- Film poster
- Spanish: Playa de Lobos
- Directed by: Javier Veiga
- Written by: Javier Veiga
- Produced by: Marta Hazas; Sara Fernández-Velasco; José Velasco; Javier Veiga;
- Starring: Guillermo Francella; Dani Rovira; Antonia San Juan; Marta Hazas;
- Cinematography: Javier Salmones
- Edited by: Jani Madrileño
- Music by: Alfred Tapscott
- Production companies: Mediolimón; Zebra Producciones; Epos Cine;
- Distributed by: Tripictures
- Release dates: 21 March 2025 (Málaga); 5 December 2025 (Spain);
- Running time: 100 minutes
- Country: Spain
- Language: Spanish

= Wolf Beach =

Wolf Beach (Playa de Lobos) is a 2025 comedy thriller film written and directed by Javier Veiga. It stars Guillermo Francella and Dani Rovira.

== Plot ==
Set in Fuerteventura, the plot follows the escalating interactions between Klaus, a tourist who does not want to get up from the lounge chair at the beach bar, and worker Manu, as the latter begins to suspect that Klaus is not there by chance and is not who he claims to be.

== Cast ==
- Dani Rovira as Manu
- Guillermo Francella as Klaus
- Marta Hazas as tourist guide
- Antonia San Juan as taxi driver
- Denisse Peña
- Asier Etxeandia
- Javier Veiga as Florentino

== Production ==
Wolf Beach is a Mediolimón, Zebra (Grupo IZEN), and Epos Cine production, with backing from RTVE and the collaboration from Pampa Films. It was fully shot in Fuerteventura.

== Release ==
The film was presented at the 28th Málaga Film Festival on 21 March 2025. Distributed by Tripictures, it was released theatrically in Spain on 5 December 2025.

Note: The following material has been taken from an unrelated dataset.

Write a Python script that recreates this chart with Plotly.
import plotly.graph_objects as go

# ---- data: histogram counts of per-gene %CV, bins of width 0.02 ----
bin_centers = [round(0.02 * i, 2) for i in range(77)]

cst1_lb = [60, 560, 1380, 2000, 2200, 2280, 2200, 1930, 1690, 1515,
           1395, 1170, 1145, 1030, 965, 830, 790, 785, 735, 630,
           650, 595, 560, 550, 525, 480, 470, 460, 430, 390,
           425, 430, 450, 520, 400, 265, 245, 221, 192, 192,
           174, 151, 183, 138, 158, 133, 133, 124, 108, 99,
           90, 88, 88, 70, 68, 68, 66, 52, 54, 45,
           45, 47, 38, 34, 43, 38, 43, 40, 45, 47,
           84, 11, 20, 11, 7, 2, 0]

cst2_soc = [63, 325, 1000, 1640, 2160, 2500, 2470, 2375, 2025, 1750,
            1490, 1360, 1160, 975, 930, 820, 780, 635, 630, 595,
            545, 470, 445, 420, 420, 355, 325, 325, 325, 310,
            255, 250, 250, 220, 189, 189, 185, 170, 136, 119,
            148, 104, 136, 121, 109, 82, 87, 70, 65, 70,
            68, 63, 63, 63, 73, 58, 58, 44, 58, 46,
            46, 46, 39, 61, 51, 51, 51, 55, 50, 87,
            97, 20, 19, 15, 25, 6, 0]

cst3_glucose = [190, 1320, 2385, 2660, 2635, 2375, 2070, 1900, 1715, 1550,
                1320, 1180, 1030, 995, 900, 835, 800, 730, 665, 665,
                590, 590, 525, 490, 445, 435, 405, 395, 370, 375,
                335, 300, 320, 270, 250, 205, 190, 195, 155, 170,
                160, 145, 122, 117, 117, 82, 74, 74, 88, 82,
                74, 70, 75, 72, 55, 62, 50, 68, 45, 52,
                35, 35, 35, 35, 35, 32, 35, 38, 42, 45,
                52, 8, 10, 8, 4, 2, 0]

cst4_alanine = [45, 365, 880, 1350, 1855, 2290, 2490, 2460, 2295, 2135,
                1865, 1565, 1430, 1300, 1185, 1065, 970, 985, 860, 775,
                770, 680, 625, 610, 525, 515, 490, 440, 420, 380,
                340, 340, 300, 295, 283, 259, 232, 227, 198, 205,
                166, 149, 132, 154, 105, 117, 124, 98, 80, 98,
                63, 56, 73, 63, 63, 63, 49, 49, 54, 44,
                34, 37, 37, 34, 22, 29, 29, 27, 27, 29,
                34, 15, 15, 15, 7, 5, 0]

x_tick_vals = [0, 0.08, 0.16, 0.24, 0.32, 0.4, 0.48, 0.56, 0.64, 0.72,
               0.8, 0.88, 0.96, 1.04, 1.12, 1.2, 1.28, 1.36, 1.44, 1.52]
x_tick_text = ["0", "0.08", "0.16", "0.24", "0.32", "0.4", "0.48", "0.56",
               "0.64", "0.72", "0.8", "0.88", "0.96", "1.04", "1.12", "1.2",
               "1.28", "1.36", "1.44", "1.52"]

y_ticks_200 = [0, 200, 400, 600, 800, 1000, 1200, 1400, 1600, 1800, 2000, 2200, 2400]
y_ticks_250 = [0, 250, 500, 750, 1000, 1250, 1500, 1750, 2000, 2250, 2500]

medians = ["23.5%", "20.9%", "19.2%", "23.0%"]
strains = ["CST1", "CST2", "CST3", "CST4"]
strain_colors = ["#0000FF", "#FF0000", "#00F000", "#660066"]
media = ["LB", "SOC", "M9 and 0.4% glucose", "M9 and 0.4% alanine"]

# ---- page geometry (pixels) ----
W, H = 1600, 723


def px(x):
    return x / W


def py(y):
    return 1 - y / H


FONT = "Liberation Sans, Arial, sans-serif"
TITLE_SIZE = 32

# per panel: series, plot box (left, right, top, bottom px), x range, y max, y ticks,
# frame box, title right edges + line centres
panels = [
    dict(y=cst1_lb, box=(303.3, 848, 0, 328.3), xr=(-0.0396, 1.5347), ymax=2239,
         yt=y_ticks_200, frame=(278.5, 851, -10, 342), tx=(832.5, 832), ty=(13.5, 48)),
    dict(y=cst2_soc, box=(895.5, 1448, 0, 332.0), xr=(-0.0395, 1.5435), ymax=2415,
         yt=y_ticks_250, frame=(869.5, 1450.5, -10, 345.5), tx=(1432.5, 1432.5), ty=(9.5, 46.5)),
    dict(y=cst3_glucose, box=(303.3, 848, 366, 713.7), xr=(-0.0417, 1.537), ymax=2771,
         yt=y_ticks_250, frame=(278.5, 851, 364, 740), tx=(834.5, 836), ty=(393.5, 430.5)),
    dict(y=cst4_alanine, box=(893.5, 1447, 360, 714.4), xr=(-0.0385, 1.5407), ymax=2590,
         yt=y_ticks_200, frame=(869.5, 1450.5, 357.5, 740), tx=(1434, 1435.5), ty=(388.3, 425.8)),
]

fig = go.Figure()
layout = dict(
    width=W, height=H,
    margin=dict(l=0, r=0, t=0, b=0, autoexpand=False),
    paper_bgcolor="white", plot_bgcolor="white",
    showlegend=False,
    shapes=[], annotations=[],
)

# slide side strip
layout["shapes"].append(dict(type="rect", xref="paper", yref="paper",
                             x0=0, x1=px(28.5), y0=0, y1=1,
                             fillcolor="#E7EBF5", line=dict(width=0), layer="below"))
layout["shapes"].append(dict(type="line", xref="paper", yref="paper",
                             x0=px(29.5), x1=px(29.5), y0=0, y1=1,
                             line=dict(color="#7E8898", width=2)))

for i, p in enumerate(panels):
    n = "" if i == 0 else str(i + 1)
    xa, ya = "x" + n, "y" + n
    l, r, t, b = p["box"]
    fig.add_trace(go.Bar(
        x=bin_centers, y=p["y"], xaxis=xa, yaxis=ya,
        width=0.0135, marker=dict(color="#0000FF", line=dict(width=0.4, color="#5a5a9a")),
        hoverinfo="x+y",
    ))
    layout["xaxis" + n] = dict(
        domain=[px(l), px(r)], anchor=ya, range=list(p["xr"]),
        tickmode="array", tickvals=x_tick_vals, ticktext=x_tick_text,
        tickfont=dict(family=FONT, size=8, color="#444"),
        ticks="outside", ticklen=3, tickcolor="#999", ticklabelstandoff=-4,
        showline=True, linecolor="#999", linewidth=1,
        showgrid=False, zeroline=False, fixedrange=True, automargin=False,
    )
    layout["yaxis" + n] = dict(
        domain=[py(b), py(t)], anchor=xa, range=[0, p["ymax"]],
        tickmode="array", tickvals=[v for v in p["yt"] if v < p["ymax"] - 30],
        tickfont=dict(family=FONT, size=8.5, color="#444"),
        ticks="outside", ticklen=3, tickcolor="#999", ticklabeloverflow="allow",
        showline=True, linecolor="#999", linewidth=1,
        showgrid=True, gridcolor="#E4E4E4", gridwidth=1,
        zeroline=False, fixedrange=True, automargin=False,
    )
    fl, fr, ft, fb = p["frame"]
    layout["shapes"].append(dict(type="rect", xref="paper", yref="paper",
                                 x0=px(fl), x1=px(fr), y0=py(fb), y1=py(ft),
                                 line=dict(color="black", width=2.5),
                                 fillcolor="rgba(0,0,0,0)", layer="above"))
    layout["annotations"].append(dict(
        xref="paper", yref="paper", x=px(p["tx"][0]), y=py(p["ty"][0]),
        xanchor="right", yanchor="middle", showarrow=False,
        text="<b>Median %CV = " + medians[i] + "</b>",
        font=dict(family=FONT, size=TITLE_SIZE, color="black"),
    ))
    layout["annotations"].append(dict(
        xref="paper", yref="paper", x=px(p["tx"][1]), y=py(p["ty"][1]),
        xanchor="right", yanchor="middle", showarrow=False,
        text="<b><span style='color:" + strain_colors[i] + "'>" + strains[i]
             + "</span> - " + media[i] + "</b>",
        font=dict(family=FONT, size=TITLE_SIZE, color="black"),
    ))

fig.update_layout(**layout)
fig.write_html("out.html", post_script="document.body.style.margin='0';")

It was released in Argentina on 26 February 2026 by Buena Vista International, marking the first film released in Latin America under the revived Buena Vista International label after Walt Disney Studios Motion Pictures phased out Star Distribution in the region.

== Reception ==
Sergio F. Pinilla of Cinemanía rated the film 4 out of 5 stars, comparing it to Strangers on a Train, but on a Canarian chiringuito and with a Porteño sense of humour.

Ignacio Camacho of MeriStation rated the film 2½ out of 5 stars, assessing that despite having "a clever script", "it drags on a bit and ends up being less surprising than it sets out to be".

Carmen L. Lobo of La Razón gave the film a 3-star rating, comparing it to a mix of Sleuth and Strangers on a Train, singling out "a mysterious and detestable" Francella as the best thing about it.

Alejandro Lingenti of La Nación rated the film 2 out of 5 stars determining as an otherwise "monotonous" story "driven by an overly drawn-out verbal sparring match between the main characters".

Manuel J. Lombardo of Diario de Sevilla described the "exasperating" film as "a pathetic, never-ending beach duel between a dim-witted beach vendor" and a "supposed Swedish-Argentine tourist".